Smaller Programs Will Lack a Voice in a Pan-Graduates School Union

Brief Overview

  • No mechanism for schools to “opt-out” of GET-UP’s representation
  • GET-UP’s constitution has no mechanism to ensure smaller schools have a voice in the union’s leadership or that their concerns will be heard

In-depth Overview

If there is a union election and a majority of students from a large program vote “yes” then all students will be forced to unionize. Smaller schools that feel a union is not in their interest will not be able to vote themselves out. Similarly, if the vote fails because a large school voted “no”, smaller schools that wanted a union will have no recourse.
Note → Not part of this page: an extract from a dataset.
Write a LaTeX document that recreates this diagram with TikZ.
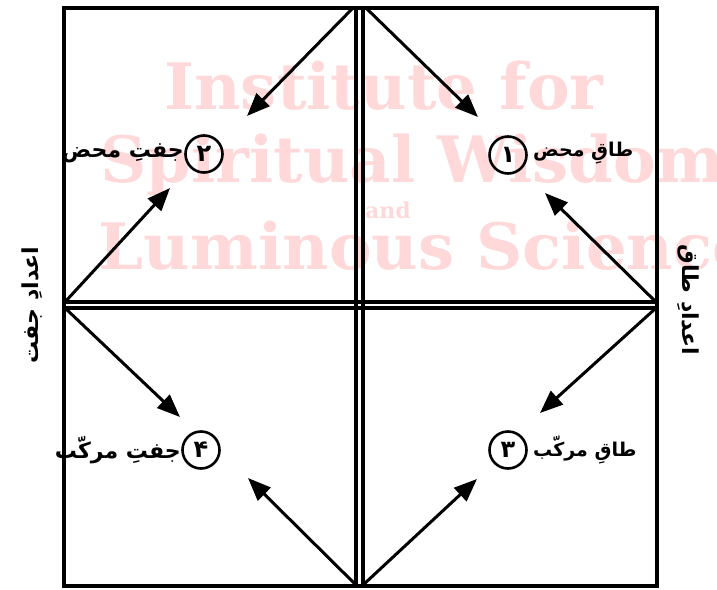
\documentclass[tikz,border=0pt]{standalone}
\usepackage{fontspec}
\usetikzlibrary{arrows.meta}
\TeXXeTstate=1
\newfontfamily\urdu[Script=Arabic]{DejaVu Sans}
\newfontfamily\wmfont{DejaVu Serif}
\begin{document}
\begin{tikzpicture}[x=1pt,y=-1pt,
  frame/.style={line width=3.2pt},
  arr/.style={line width=3pt,-{Triangle[length=23pt,width=18pt]}},
  numc/.style={circle,draw,line width=2.6pt,minimum size=37pt,inner sep=0pt,font=\urdu\fontsize{24}{24}\selectfont\bfseries},
  lbl/.style={font=\urdu\fontsize{22}{22}\selectfont\bfseries,inner sep=0pt},
  lbls/.style={font=\urdu\fontsize{19}{19}\selectfont\bfseries,inner sep=0pt},
  wm/.style={text=red!15,inner sep=0pt}]
\useasboundingbox (0,0) rectangle (717,589);
% watermark
\begin{scope}
\clip (0,0) rectangle (717,589);
\node[wm,font=\wmfont\bfseries\fontsize{64}{64}\selectfont] (w1) at (384,86) {Institute for};
\node[wm,font=\wmfont\bfseries\fontsize{64}{64}\selectfont] (w2) at (412,165) {Spiritual Wisdom};
\node[wm,font=\wmfont\bfseries\fontsize{22}{22}\selectfont] (w3) at (388,210) {and};
\node[wm,font=\wmfont\bfseries\fontsize{64}{64}\selectfont] (w4) at (426,246) {Luminous Science};
\end{scope}
% frame
\draw[frame] (64,8) rectangle (657,586);
\draw[frame] (356,8) -- (356,586);
\draw[frame] (363,8) -- (363,586);
\draw[frame] (64,302) -- (657,302);
\draw[frame] (64,308) -- (657,308);
% apexes
\coordinate (tl) at (352,9);
\coordinate (tr) at (367,9);
\coordinate (lu) at (65,302);
\coordinate (ld) at (65,308);
\coordinate (ru) at (656,302);
\coordinate (rd) at (656,308);
\coordinate (bl) at (356,585);
\coordinate (br) at (363,585);
% tips
\coordinate (t1) at (247,116);
\coordinate (t2) at (478,117);
\coordinate (t3) at (170,188);
\coordinate (t4) at (545,193);
\coordinate (t5) at (180,417);
\coordinate (t6) at (540,413);
\coordinate (t7) at (248,478);
\coordinate (t8) at (477,479);
\draw[arr] (tl) -- (t1);
\draw[arr] (tr) -- (t2);
\draw[arr] (lu) -- (t3);
\draw[arr] (ru) -- (t4);
\draw[arr] (ld) -- (t5);
\draw[arr] (rd) -- (t6);
\draw[arr] (bl) -- (t7);
\draw[arr] (br) -- (t8);
% circles
\node[numc] (c1) at (508,155) {۱};
\node[numc] (c2) at (204,154) {۲};
\node[numc] (c3) at (508,450) {۳};
\node[numc] (c4) at (201,450) {۴};
% labels
\node[lbls,anchor=west] (l1) at (533,153) {\beginR طاقِ محض\endR};
\node[lbl,anchor=east] (l2) at (184,153) {\beginR جفتِ محض\endR};
\node[lbls,anchor=west] (l3) at (533,450) {\beginR طاقِ مرکّب\endR};
\node[lbl,anchor=east] (l4) at (181,450) {\beginR جفتِ مرکّب\endR};
\node[lbl,rotate=-90] (sr) at (688,300) {\beginR اعدادِ طاق\endR};
\node[lbl,rotate=90] (sl) at (32,305) {\beginR اعدادِ جفت\endR};
\end{tikzpicture}
\end{document}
A model similar to Yale’s microunion structure would help address these concerns, but GET-UP is attempting to unionize all of Penn’s graduate students under one union.

Analysis of GET-UP’s constitution reveals that the union structure is highly undemocratic and has the potential to be controlled by a select few individuals. There is no mechanism that prevents large schools/programs from dominating leadership positions (see Section B: The Standing Committees and Article V: Elections), and smaller schools could simply be left out of any leadership role, including the contract negotiating committee. There is a significant range of PhD enrollment between all of Penn’s schools, which means the larger schools could dominate the union.

PhD Enrollment Across Programs

SAS-1356

Annenberg-81

Design-43

Education-105

SP2-27

BGS-752

SEAS/Engineering-476

Nursing-65

Wharton-195

Quorum (a certain percentage of the body that is required to vote) is only required for “substantial” decisions, with little-to-no explanation on how to determine what is substantial (Section B: Decision Making). Without quorum, many decisions could be determined by a small group of voters, potentially from just 1-2 schools. GET-UP would make our graduate groups less democratic, as power would not be equally shared among graduate programs.

Ratification of any union contract with Penn will also be determined by a majority vote and there is no guarantee the issues/concerns of each school or program will be protected or even addressed. While GET-UP hopes to address the issues relevant to all students, each program has unique concerns that simply cannot be handled in a “one size fits all” model. Any union, including GET-UP is limited in both its resources and time, some issues will be prioritized over others and it is completely possible for the needs and/or concerns of a smaller school to be overridden. A pan-graduate school union might help some students, but it cannot serve the best interest of all.